_Directions_.
Copy out all the lines in the records that include the word "this".

_Input data_.
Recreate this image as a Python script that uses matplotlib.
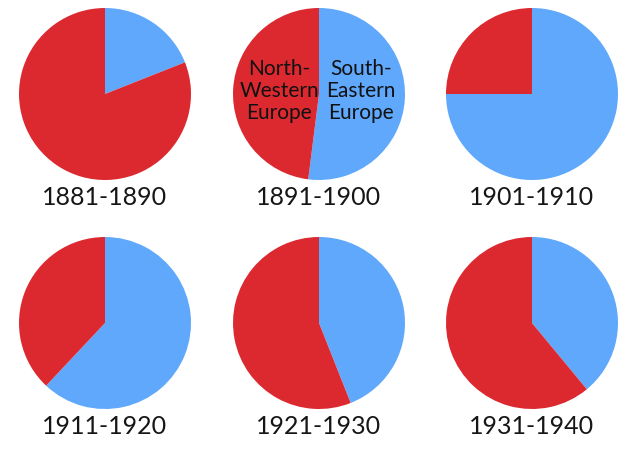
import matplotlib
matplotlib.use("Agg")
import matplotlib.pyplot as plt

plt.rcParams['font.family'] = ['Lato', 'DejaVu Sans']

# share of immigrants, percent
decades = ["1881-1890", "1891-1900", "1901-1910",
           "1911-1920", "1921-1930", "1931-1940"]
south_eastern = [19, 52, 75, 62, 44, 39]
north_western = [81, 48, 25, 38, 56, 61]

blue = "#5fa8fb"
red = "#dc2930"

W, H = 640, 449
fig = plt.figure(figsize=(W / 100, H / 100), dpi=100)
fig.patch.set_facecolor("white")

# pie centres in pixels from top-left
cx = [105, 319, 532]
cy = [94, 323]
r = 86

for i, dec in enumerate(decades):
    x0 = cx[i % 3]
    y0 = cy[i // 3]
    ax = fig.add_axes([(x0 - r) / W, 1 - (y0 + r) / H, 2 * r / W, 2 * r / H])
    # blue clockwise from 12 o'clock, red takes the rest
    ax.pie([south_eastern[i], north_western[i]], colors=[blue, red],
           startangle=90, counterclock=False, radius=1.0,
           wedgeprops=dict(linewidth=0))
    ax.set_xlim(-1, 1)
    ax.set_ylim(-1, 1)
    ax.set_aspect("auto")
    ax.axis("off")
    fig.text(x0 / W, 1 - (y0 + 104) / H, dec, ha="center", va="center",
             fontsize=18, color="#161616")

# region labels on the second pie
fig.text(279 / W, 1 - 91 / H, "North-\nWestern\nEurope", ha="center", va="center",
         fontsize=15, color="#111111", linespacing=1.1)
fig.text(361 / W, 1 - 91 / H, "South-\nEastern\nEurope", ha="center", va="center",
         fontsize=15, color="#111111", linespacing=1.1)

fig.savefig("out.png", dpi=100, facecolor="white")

---

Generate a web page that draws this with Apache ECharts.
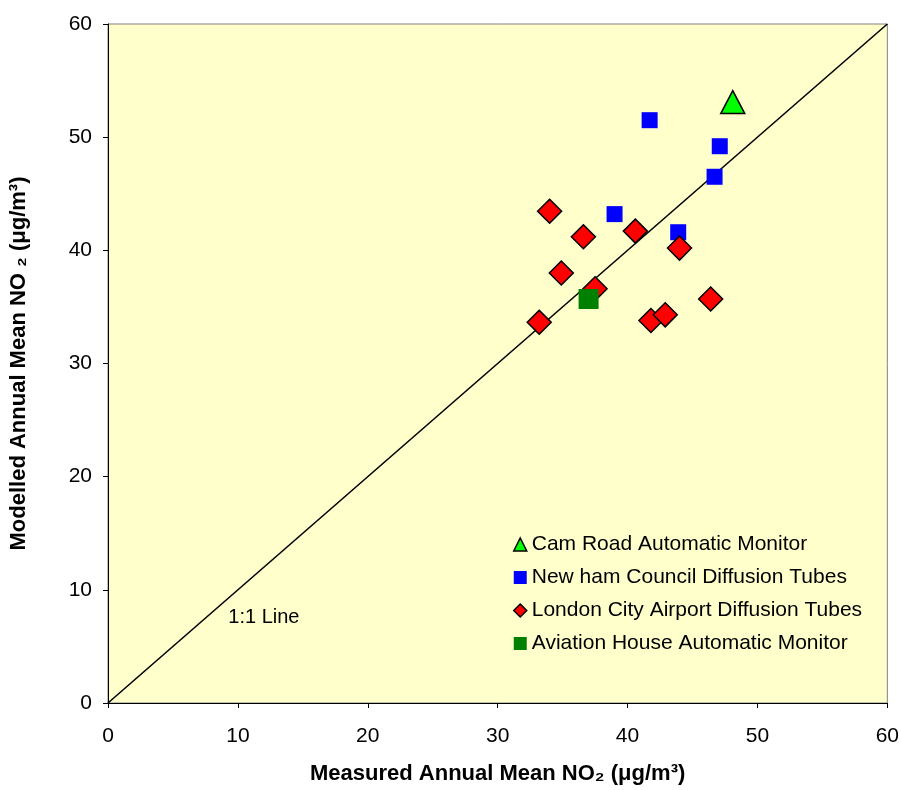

_Exercise answer_.
Recreate this image as a Python script that uses matplotlib.
Generate a web page that draws this with Apache ECharts.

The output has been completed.